Nos metieron en establos para vacas y en pocilgas de cerdos y, más tarde, nos trasladaron a una iglesia vacía de Alcañiz. Allí nos interrogó la policía secreta italiana, la Ovra. Volvieron a separar a Frank y le dijeron que estaba condenado a muerte. No nos dieron agua ni comida; teníamos que utilizar la parte de detrás del altar para hacer todo tipo de necesidades. Habíamos conseguido sobrevivir para luchar un día más. Nuestro destino no estaba aún decidido, pero nuestras esperanzas aumentaban: al fin y al cabo no habíamos cometido ningún crimen y estábamos luchando por algo que era justo y correcto.

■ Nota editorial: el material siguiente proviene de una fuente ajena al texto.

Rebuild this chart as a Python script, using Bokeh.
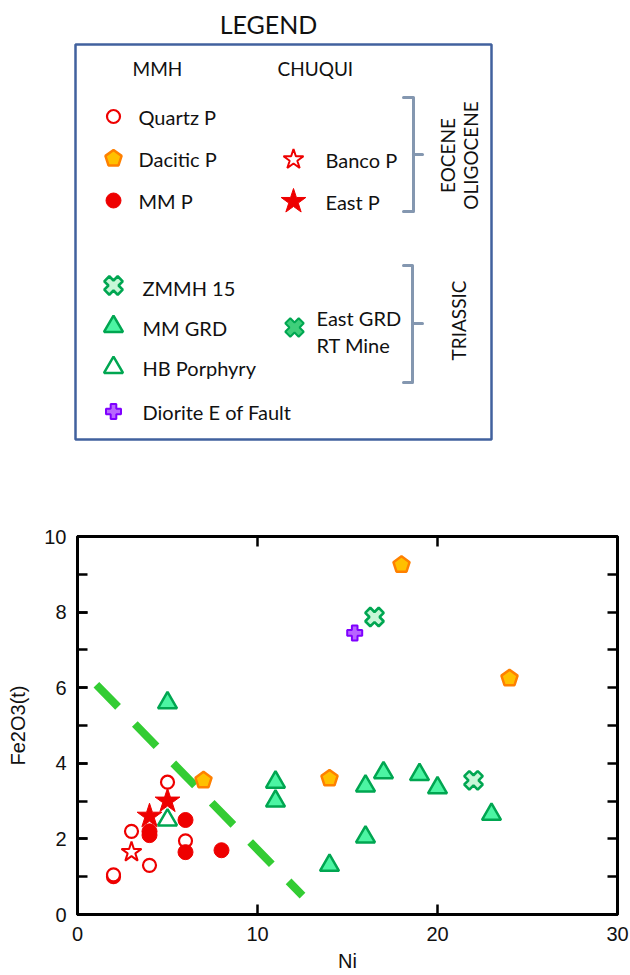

Hasta aquel momento, todos los Internacionales que caían prisioneros eran ejecutados inmediatamente, lo que parecía no importar a las democracias. Ahora estábamos en manos de los fascistas; la Cruz Roja no funcionaba para nosotros; no éramos prisioneros de guerra protegidos por la Convención de Ginebra y la mayoría de nuestros Gobiernos nos consideraban criminales por haber quebrantado el Tratado de no intervención y haber venido a luchar en favor de un Gobierno elegido democráticamente y en contra de unos generales sublevados. Mientras estuvimos bajo el control de los Flechas Negras sabíamos que podían hacer con nosotros lo que quisieran; eso nos querían hacer ver al alzar ante nosotros latas de gasolina como si fueran a quemarnos.

Transcurridas veinticuatro horas nos llevaron al Cuartel Palafox de Zaragoza. Era un día más y seguíamos aún vivos. Cuando llegamos al Cuartel vimos, nada más entrar en el patio, a seis soldados de la División de Líster de pie, bajo la bandera de Franco. Estaban alineados en dos filas, uno frente a otro y con la cabeza baja. Tenían la orden de permanecer firmes hasta que cayeran rendidos, momento en el cual eran reemplazados por otros seis soldados de la misma División.